Castellani has exhibited at prestigious museums around the world, including the Stedelijk Museum, Amsterdam; Martin-Gropius-Bau, Berlin; Museo Nacional Centro de Arte Reina Sofía, Madrid; The Pushkin State Museum of Fine Arts, Moscow; the Museum of Modern Art, New York; the Solomon R. Guggenheim Museum, New York; Musée national d’art moderne, Centre Georges Pompidou, Paris; and Kunsthaus Zürich, Zürich. He represented Italy at the Venice Biennale in 1964, 1966, 1984, and 2010 (with solo exhibitions in 1966 and 1984 and as part of group exhibitions in 1964 and 2010). In the latter year he became the first Italian artist ever to receive the Praemium Imperiale for Painting, awarded by the Emperor of Japan.
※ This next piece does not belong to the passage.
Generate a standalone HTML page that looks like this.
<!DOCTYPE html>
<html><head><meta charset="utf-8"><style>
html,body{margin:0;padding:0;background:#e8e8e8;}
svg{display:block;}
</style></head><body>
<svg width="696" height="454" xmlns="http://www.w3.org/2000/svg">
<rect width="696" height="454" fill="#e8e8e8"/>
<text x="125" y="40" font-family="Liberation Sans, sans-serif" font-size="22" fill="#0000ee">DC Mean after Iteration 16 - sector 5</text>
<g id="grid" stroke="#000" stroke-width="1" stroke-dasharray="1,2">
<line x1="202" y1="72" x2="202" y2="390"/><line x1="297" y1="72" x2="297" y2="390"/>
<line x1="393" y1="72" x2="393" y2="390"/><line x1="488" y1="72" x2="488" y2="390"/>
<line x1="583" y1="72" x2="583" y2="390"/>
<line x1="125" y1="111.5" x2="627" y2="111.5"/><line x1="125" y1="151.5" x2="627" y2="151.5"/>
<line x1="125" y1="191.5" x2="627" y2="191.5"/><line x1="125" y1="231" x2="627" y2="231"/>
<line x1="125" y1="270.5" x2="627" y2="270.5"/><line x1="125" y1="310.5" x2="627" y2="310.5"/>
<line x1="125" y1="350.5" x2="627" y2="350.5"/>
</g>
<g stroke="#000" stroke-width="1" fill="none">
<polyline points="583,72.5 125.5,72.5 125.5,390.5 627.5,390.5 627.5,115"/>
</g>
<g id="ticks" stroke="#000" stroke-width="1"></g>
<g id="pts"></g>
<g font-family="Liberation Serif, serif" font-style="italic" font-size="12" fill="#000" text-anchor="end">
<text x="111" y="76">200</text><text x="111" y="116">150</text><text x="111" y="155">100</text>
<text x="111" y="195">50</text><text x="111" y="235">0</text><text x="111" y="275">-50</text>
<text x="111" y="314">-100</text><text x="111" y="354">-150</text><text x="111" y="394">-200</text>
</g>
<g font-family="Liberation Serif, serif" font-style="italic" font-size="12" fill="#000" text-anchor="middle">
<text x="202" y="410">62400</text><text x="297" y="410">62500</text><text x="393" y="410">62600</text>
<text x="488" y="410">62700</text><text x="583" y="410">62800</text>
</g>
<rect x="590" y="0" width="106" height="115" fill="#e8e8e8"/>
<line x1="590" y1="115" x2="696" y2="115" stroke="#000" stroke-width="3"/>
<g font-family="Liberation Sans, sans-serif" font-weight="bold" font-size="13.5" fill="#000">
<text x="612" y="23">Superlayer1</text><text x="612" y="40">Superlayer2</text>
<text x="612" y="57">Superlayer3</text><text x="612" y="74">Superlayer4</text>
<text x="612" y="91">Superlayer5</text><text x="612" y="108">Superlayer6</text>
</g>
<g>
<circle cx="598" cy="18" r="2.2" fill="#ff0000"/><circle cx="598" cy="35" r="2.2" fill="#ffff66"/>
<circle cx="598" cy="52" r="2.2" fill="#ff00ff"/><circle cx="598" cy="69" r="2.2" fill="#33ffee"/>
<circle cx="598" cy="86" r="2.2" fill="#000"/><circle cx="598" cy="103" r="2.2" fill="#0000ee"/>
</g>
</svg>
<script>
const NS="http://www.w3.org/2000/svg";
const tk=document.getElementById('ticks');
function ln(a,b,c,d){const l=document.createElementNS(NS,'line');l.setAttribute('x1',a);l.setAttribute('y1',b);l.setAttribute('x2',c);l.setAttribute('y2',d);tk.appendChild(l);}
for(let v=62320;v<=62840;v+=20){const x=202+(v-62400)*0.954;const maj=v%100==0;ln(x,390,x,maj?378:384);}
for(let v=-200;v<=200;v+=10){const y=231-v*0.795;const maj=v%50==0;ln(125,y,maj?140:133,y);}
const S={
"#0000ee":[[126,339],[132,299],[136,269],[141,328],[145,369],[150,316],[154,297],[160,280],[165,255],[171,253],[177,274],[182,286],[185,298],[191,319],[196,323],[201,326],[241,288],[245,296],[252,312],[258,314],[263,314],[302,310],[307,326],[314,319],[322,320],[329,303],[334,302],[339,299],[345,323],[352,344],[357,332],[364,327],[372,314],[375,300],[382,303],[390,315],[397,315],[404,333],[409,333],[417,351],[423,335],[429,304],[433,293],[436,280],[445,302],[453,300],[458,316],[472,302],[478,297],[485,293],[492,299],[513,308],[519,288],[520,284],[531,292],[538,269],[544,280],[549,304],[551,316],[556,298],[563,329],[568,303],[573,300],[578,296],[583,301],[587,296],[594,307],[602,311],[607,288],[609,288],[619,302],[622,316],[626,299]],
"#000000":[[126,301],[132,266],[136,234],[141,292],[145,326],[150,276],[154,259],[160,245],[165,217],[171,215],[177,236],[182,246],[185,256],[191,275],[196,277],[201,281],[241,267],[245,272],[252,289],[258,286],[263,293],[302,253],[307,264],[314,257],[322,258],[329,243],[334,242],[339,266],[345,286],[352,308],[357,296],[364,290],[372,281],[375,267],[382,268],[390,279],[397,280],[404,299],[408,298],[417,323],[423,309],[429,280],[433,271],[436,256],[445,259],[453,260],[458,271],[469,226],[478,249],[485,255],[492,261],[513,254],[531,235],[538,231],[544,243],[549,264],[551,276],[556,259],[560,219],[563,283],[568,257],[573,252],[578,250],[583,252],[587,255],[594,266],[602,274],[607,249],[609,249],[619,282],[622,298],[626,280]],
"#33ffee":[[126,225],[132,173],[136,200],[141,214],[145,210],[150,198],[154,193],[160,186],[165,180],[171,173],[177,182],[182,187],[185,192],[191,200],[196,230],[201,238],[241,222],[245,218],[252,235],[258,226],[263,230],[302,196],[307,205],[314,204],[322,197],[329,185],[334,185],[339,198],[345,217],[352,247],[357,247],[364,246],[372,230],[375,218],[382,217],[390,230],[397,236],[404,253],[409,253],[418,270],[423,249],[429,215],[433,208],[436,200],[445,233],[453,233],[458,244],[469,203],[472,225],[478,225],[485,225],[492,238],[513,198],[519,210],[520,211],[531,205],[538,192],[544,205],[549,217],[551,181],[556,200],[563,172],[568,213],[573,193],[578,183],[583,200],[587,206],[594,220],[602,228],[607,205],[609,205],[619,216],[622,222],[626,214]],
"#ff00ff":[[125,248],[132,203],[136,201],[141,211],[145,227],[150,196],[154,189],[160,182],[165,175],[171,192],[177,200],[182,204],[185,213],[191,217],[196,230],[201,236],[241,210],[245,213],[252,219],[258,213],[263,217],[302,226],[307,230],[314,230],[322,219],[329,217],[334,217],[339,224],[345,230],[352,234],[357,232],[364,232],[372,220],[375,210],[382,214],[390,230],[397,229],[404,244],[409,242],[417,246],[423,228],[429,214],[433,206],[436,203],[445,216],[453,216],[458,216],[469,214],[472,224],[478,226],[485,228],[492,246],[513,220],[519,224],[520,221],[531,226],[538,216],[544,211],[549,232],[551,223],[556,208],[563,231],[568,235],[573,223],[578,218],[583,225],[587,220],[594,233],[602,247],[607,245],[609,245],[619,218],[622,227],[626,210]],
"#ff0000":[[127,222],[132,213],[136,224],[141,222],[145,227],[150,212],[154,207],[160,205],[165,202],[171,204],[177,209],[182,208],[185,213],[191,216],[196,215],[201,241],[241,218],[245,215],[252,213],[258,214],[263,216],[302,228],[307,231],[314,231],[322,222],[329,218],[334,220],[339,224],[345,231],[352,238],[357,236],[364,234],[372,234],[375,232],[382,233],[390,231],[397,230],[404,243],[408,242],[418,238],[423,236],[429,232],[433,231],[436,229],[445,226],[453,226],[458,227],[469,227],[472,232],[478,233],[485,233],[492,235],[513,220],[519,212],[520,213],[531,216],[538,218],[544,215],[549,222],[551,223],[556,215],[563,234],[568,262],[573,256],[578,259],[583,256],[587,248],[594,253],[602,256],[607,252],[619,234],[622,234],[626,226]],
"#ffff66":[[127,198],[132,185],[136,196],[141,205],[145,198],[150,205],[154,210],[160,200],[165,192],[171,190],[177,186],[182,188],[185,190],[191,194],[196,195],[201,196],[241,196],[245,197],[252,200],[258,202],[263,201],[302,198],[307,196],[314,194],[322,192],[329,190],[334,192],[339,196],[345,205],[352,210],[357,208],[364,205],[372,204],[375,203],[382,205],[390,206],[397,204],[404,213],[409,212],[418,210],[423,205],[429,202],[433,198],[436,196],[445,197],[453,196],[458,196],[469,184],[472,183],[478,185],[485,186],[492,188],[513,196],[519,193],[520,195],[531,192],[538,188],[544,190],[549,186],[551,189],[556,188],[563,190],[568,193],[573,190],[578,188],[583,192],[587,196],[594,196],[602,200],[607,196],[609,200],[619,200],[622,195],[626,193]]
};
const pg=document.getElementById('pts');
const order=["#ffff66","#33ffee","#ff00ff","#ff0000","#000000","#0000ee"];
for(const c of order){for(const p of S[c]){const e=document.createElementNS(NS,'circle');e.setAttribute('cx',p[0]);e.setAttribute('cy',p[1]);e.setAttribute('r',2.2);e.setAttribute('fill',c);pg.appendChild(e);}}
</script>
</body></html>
His works are included in numerous public collections including the Stiftung Museum Kunstpalast, Düsseldorf; Ohara Museum of Art, Kurashiki; Musée national d’art moderne, Centre Georges Pompidou, Paris; Fondazione Prada, Milan; the Walker Art Center, Minneapolis; Museo d’Arte Contemporanea Roma (MACRO), Rome; Staatsgalerie Stuttgart, Stuttgart; Galleria Civica d'Arte Moderna e Contemporanea (GAM), Turin; the Peggy Guggenheim Collection, Venice; and the Hirshhorn Museum and Sculpture Garden, Washington, D.C.